Wednesday, September 24, 2014

Post 3 Elegy - Jasa Harris

 Frederick Douglass

When it is finally ours, this freedom, this liberty, this beautiful
and terrible thing, needful to man as air,   
usable as earth; when it belongs at last to all,   
when it is truly instinct, brain matter, diastole, systole,   
reflex action; when it is finally won; when it is more   
than the gaudy mumbo jumbo of politicians:   
this man, this Douglass, this former slave, this Negro   
beaten to his knees, exiled, visioning a world   
where none is lonely, none hunted, alien,   
this man, superb in love and logic, this man   
shall be remembered. Oh, not with statues’ rhetoric,   
not with legends and poems and wreaths of bronze alone,
but with the lives grown out of his life, the lives   

fleshing his dream of the beautiful, needful thing.
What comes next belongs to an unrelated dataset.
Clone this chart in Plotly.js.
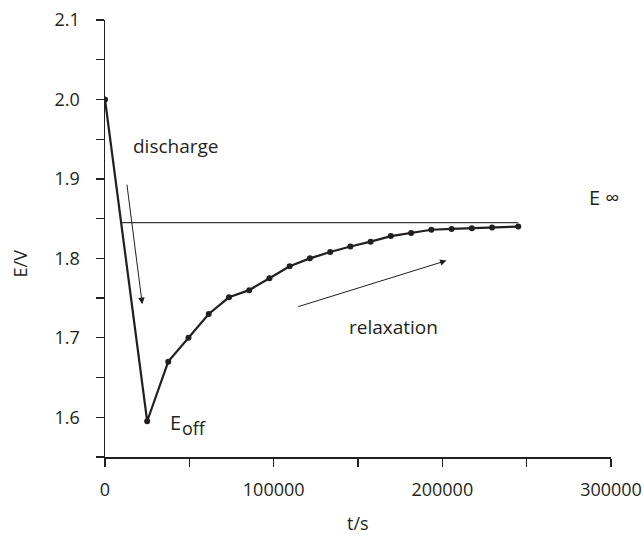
<!DOCTYPE html>
<html>
<head>
<meta charset="utf-8">
<script src="https://cdn.plot.ly/plotly-3.0.1.min.js"></script>
<style>
  html, body { margin: 0; padding: 0; background: #ffffff; }
  #chart { width: 644px; height: 536px; }
</style>
</head>
<body>
<div id="chart"></div>
<script>
// Cell potential during discharge and the following open-circuit relaxation
const timeSec = [0, 25000, 37500, 49500, 61500, 73500, 85500, 97500, 109500,
                 121500, 133500, 145500, 157500, 169500, 181500, 193500,
                 205500, 217500, 229500, 245000];
const potentialV = [2.000, 1.595, 1.670, 1.700, 1.730, 1.751, 1.760, 1.775, 1.790,
                    1.800, 1.808, 1.815, 1.821, 1.828, 1.832, 1.836,
                    1.837, 1.838, 1.839, 1.840];

// Asymptotic rest potential E∞
const eInfTime = [10000, 245000];
const eInfValue = [1.845, 1.845];

const xTicks = [0, 100000, 200000, 300000];
const xTickText = ['0', '100000', '200000', '300000'];
const yTicks = [1.6, 1.7, 1.8, 1.9, 2.0, 2.1];
const yTickText = ['1.6', '1.7', '1.8', '1.9', '2.0', '2.1'];

const ink = '#231f20';
const fontFam = '"Open Sans", "Noto Sans", sans-serif';

const traces = [
  {
    x: eInfTime, y: eInfValue,
    type: 'scatter', mode: 'lines',
    line: { color: '#3a3a3a', width: 1.1 },
    hoverinfo: 'skip', showlegend: false
  },
  {
    x: timeSec, y: potentialV,
    type: 'scatter', mode: 'lines+markers',
    line: { color: ink, width: 2.2 },
    marker: { color: ink, size: 6 },
    showlegend: false
  }
];

const arrow = (x, y, ax, ay) => ({
  x: x, y: y, ax: ax, ay: ay,
  xref: 'x', yref: 'y', axref: 'x', ayref: 'y',
  text: '', showarrow: true,
  arrowhead: 2, arrowsize: 1.3, arrowwidth: 1, arrowcolor: ink
});

const label = (x, y, text, xanchor, size, yshift) => ({
  x: x, y: y, xref: 'x', yref: 'y',
  text: text, showarrow: false,
  xanchor: xanchor || 'center', yanchor: 'middle',
  yshift: yshift || 0,
  font: { family: fontFam, size: size || 19, color: ink }
});

const layout = {
  width: 644, height: 536,
  margin: { l: 105, r: 33, t: 20, b: 79 },
  paper_bgcolor: '#ffffff', plot_bgcolor: '#ffffff',
  font: { family: fontFam, size: 18, color: ink },
  showlegend: false,
  xaxis: {
    range: [0, 300000],
    tickvals: xTicks, ticktext: xTickText,
    ticks: 'outside', ticklen: 8, tickwidth: 1.2, tickcolor: ink,
    minor: { dtick: 50000, ticks: 'outside', ticklen: 8, tickwidth: 1.2, tickcolor: ink },
    showline: true, linecolor: ink, linewidth: 1.5,
    showgrid: false, zeroline: false,
    ticklabelstandoff: 8,
    tickfont: { family: fontFam, size: 18, color: ink }
  },
  yaxis: {
    range: [1.55, 2.1],
    tickvals: yTicks, ticktext: yTickText,
    ticks: 'outside', ticklen: 8, tickwidth: 1.2, tickcolor: ink,
    minor: { dtick: 0.05, tick0: 1.55, ticks: 'outside', ticklen: 8, tickwidth: 1.2, tickcolor: ink },
    showline: true, linecolor: ink, linewidth: 1.5,
    showgrid: false, zeroline: false,
    ticklabelstandoff: 12,
    tickfont: { family: fontFam, size: 18, color: ink }
  },
  annotations: [
    arrow(22100, 1.7424, 12900, 1.8946),
    arrow(202500, 1.7972, 113600, 1.7386),
    label(42000, 1.9415, 'discharge'),
    label(171000, 1.7138, 'relaxation'),
    label(285700, 1.877, 'E ∞', 'left', 20),
    label(37300, 1.594, 'E', 'left', 20),
    label(44200, 1.594, 'off', 'left', 18, -6),
    // axis titles
    {
      x: 0.5, y: -0.150, xref: 'paper', yref: 'paper',
      text: 't/s', showarrow: false, xanchor: 'center', yanchor: 'middle',
      font: { family: fontFam, size: 18, color: ink }
    },
    {
      x: -0.168, y: 0.443, xref: 'paper', yref: 'paper',
      text: 'E/V', showarrow: false, textangle: -90,
      xanchor: 'center', yanchor: 'middle',
      font: { family: fontFam, size: 18, color: ink }
    }
  ]
};

Plotly.newPlot('chart', traces, layout, { displayModeBar: false, staticPlot: true });
</script>
</body>
</html>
Hayden, Robert. "Frederick Douglass." Poetry
Foundation. Poetry Foundation, n.d. Web. 23 Sept. 2014. http://www.poetryfoundation.org/poem/175757

This poem recognizes the life of one of the great figures in American history, but it isn’t a traditional elegy. Robert Hayden does not express great lament in his poem. He opens by describing everything that Frederick Douglass has tirelessly fought to accomplish in his life. There is a hint of sadness expressed by Robert Hayden as he shares how his goals are not yet accomplished and this is disappointing, but it isn’t so much grief as saddening to see a strong man go out without finishing what was started. Hayden continues and spends the majority of the poem reflecting on the adversity that Douglass faced and how this made him a strong man worth admiring. He tells of his background: “this former slave, this Negro beaten to his knees, exiled.” These words demonstrate the troubles that Douglass faced in his lifetime. He was beaten, but he bore the lashes to chase after a goal that he believed he deserved, but he knew he had no entitlement to because of his standing. This fight was remarkable and respectable and that is how Hayden wanted Douglass to be remembered. And finally, the poem ends with solace as Hayden realizes that although Frederick Douglass has died, his dream has not. Douglass was so pervasive that he touched everyone and Hayden notes that statues will not do him justice, but the lives he touched with his fight, chase and vision will as they grow and bring his dream to fruition. And that is the message of the poem—that lives lost are not really “gone”, they are shown through the ones that are still living. Hayden comments on loss, but not in the sad way that most would, he views it as more of an event that can give one strength. We should not be grief-stricken that Douglass died, we should be grateful that he lived.